The Church at Chamula: Unlike Any OtherMay 6th, 2013 | Posted by in Mexico | Oh | The Places We've Been
The smell of firs was subtle, nearly overrun by the fragrant smoke dancing wildly away from large, incense-filled chalices. Windows near the vaulted wood roof shed a faint light on thousands and thousands of tiny flames, each sitting atop a thin candle that had been balanced carefully into a grid with hundreds of other wax cylinders upon the pine needle covered floor. Grand, magnificent bouquets beyond those assembled for even the most lavish of weddings or honorable of funerals added dimension and vitality to the otherwise cavernous, haze-filled building, lining the walls and embellishing the altar. The murmur of prayer was hypnotizing.
We were in a church in the autonomous village of San Juan Chamula in the Mexican state of Chiapas, and it was all at one time an unfamiliar anthropological amalgamation, a uniquely styled ambiance, and a practice of a powerful, nearly tangible faith that had been woven together by threads of traditional Mayan belief systems and partially successful Catholic conversion efforts.
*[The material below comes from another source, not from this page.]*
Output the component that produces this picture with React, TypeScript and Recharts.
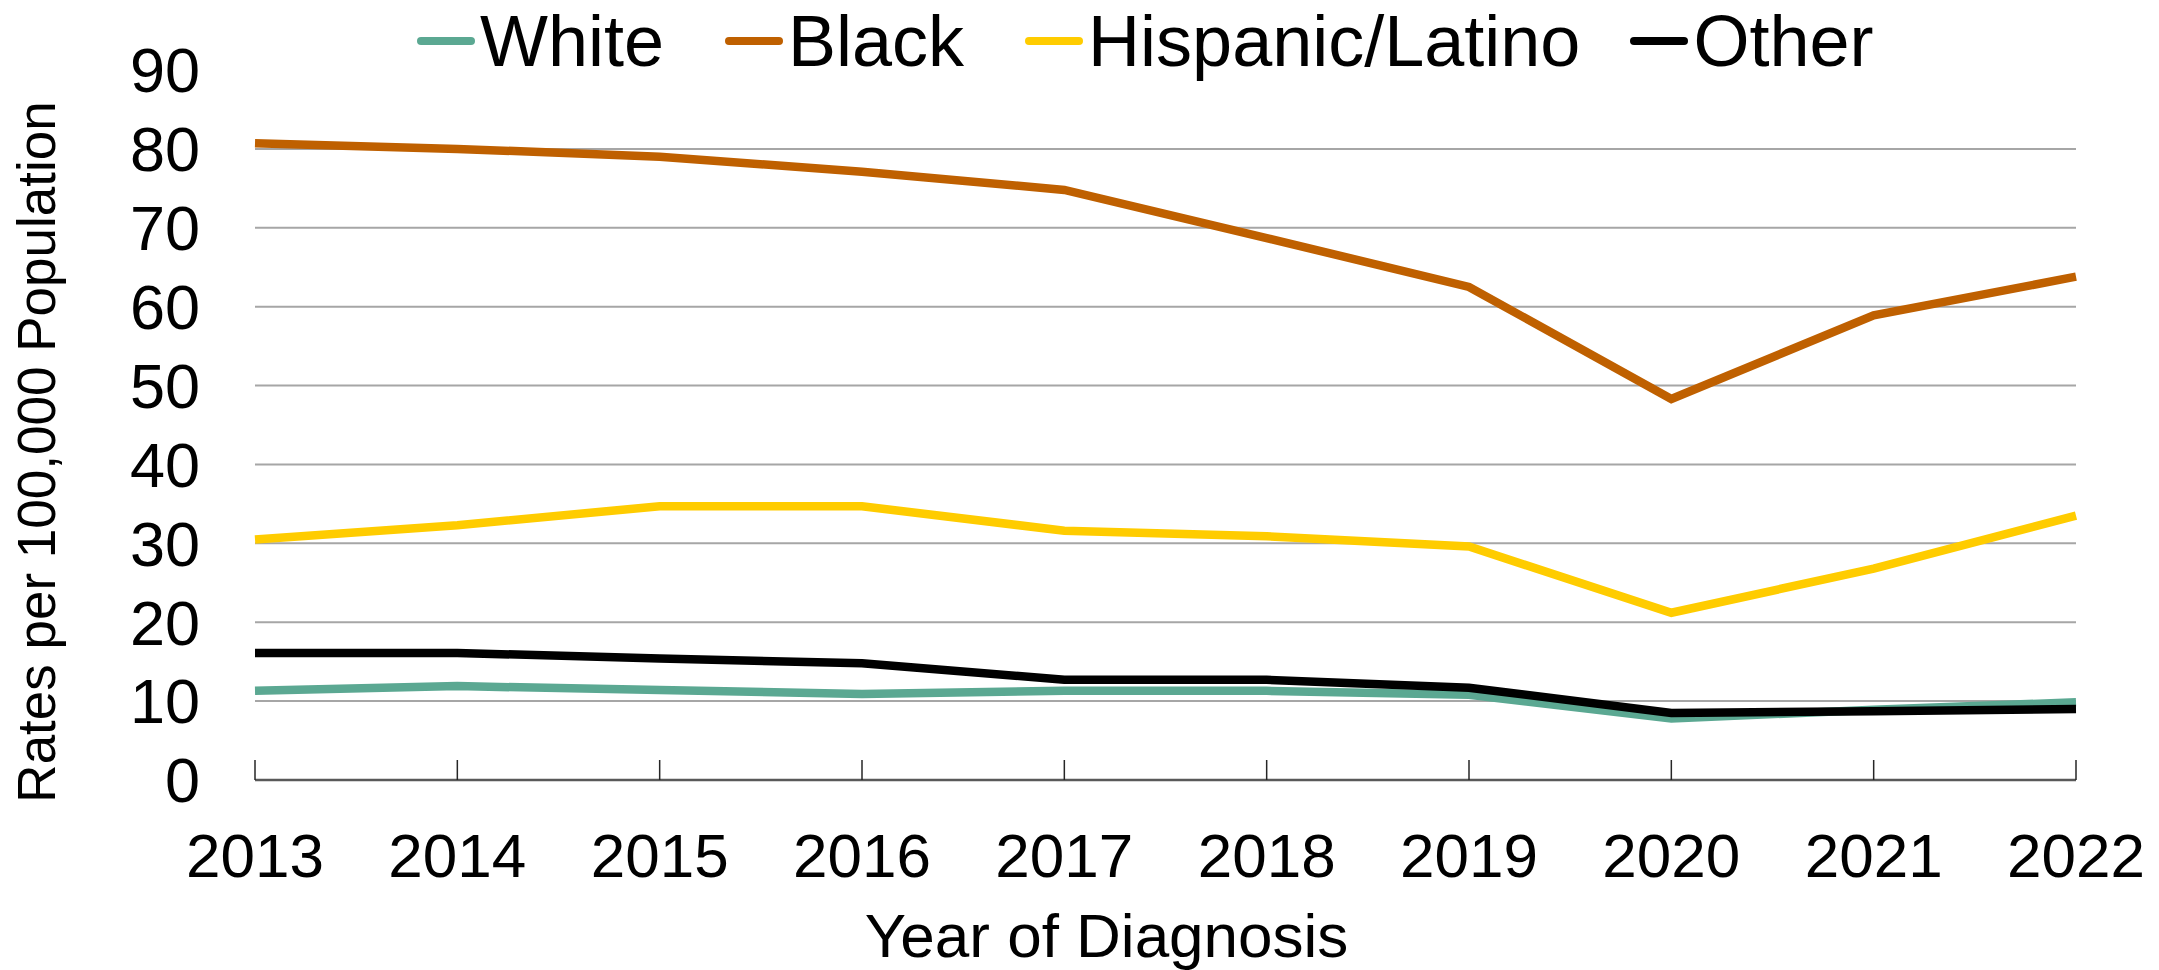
import React from 'react';
import { LineChart, Line, XAxis, YAxis, CartesianGrid, Legend } from 'recharts';

const years = ['2013', '2014', '2015', '2016', '2017', '2018', '2019', '2020', '2021', '2022'];
const white = [11.3, 11.9, 11.4, 10.9, 11.3, 11.3, 10.8, 7.8, 8.9, 9.85];
const black = [80.7, 80.0, 79.0, 77.1, 74.8, 68.7, 62.5, 48.3, 58.9, 63.8];
const hispanic = [30.5, 32.3, 34.7, 34.7, 31.6, 30.9, 29.6, 21.2, 26.8, 33.5];
const other = [16.1, 16.1, 15.4, 14.8, 12.7, 12.7, 11.7, 8.5, 8.7, 9.0];

const yTicks = [0, 10, 20, 30, 40, 50, 60, 70, 80, 90];
const gridValues = [10, 20, 30, 40, 50, 60, 70, 80];

const seriesList = [
  { key: 'white', name: 'White', color: '#5BA892' },
  { key: 'black', name: 'Black', color: '#BF6000' },
  { key: 'hispanic', name: 'Hispanic/Latino', color: '#FFCC00' },
  { key: 'other', name: 'Other', color: '#000000' },
];

const data = years.map((y, i) => ({
  year: y,
  white: white[i],
  black: black[i],
  hispanic: hispanic[i],
  other: other[i],
}));

const FONT = '"Liberation Sans", Arial, sans-serif';

const XTick = (props: any) => {
  const { x, y, payload } = props;
  return (
    <g>
      <line x1={x} x2={x} y1={y} y2={y - 20} stroke="#262626" strokeWidth={1.5} />
      <text x={x} y={y + 97} textAnchor="middle" fontSize={62} fontFamily={FONT} fill="#000">
        {payload.value}
      </text>
    </g>
  );
};

const renderLegend = () => {
  const gaps = [0, 61, 61, 50];
  return (
    <div style={{ display: 'flex', alignItems: 'center', paddingLeft: 409, height: 72 }}>
      {seriesList.map((s, i) => (
        <div key={s.key} style={{ display: 'flex', alignItems: 'center', marginLeft: gaps[i] }}>
          <svg width={58} height={12} style={{ display: 'block' }}>
            <line x1={4} x2={54} y1={6} y2={6} stroke={s.color} strokeWidth={8} strokeLinecap="round" />
          </svg>
          <span
            style={{
              marginLeft: 5,
              fontSize: 72,
              lineHeight: '72px',
              fontFamily: FONT,
              color: '#000',
              whiteSpace: 'nowrap',
            }}
          >
            {s.name}
          </span>
        </div>
      ))}
    </div>
  );
};

const YLabel = () => {
  return (
    <text
      x={47}
      y={444}
      transform="rotate(-90, 47, 444)"
      textAnchor="middle"
      fontSize={53}
      fontFamily={FONT}
      fill="#000"
    >
      Rates per 100,000 Population
    </text>
  );
};

const XLabel = (props: any) => {
  const vb = props.viewBox || {};
  const cx = vb.x + vb.width / 2 - 59;
  return (
    <text x={cx} y={vb.y + 177} textAnchor="middle" fontSize={62} fontFamily={FONT} fill="#000">
      Year of Diagnosis
    </text>
  );
};

export default function App() {
  return (
    <div style={{ width: 2151, height: 962, position: 'relative', background: '#fff' }}>
      <LineChart
        width={2151}
        height={962}
        data={data}
        margin={{ top: 62, right: 83, bottom: 0, left: 0 }}
      >
        <CartesianGrid
          vertical={false}
          horizontalValues={gridValues}
          stroke="#A6A6A6"
          strokeWidth={2}
        />
        <XAxis
          dataKey="year"
          interval={0}
          height={190}
          tickSize={0}
          tickMargin={0}
          tickLine={false}
          axisLine={{ stroke: '#595959', strokeWidth: 2.5 }}
          tick={<XTick />}
          label={{ content: <XLabel /> }}
        />
        <YAxis
          domain={[0, 90]}
          ticks={yTicks}
          width={247}
          axisLine={false}
          tickLine={false}
          tickSize={0}
          tickMargin={55}
          tick={{ fontSize: 63, fontFamily: FONT, fill: '#000' }}
          label={{ content: <YLabel /> }}
        />
        <Legend
          layout="horizontal"
          align="center"
          verticalAlign="middle"
          content={renderLegend}
          wrapperStyle={{ position: 'absolute', top: -3, left: 0, width: 2151 }}
        />
        {seriesList.map((s) => (
          <Line
            key={s.key}
            type="linear"
            dataKey={s.key}
            name={s.name}
            stroke={s.color}
            strokeWidth={8.5}
            dot={false}
            activeDot={false}
            isAnimationActive={false}
          />
        ))}
      </LineChart>
    </div>
  );
}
Behind the innumerable bouquets along the church walls and into the altar were dozens of large, wood and glass display boxes enclosing statues of Catholic saints, some of which were prayed to directly as the figures looked down upon their parishioners’ mixed customs and idol worshiping. Where one might expect pews was instead a wide open space with a floor of pine needles and randomly distributed areas of individual or group devotions on the ground. One family of 12 knelt behind the patriarch, facing their unusually imposing grid of hundreds of candles. Only he spoke the prayer, but they were all fully engaged. Five bottles of Coca-Cola sat neatly organized, equidistant from one another creating the front row of their altar of candles. Though a live chicken did make an appearance, this more basic arrangement appeared to be the typical setup. Candles, name brand soda, and kneeling practitioners chanting in ancient Totzil whose eyes, if open, said they were a million miles away. It was remarkably moving, especially for a religion we couldn’t even begin to define or understand.
We had ridden horses from San Cristobal de las Casas, worked our way through the unrelenting village market, paid 20 pesos ($1.60 USD) each to a 12-year-old sitting at a school desk in front of the church, and then suddenly found ourselves transported to a larger-than-life version of the candle room in Kwai Chang Caine’s flashbacks to Kung Fu’s Shaolin Temple. There were many things that I had anticipated writing about when I began this post – the ride to the horses in the back of a pick-up truck, trotting through the mountains with an only-sometimes-present guide on a horse that was just my size, dropping into a market in which most people were communicating in an indigenous language we did not understand, the wariness of locals when our camera came out, details we had learned from the many accounts of others who had paid a guide to lead them through, and so much more. What continues to capture my thoughts though is how mystic and gripping the experience truly was. As no photos are allowed inside of the church (nor in the market as many Mayans prefer not to have their pictures taken and some believe that the camera steals their souls), we only snapped a few shots in acceptable outside areas, but photos likely wouldn’t have done justice anyway to this beautiful house of worship that plays such an integral role in the lives of the villagers of San Juan Chamula.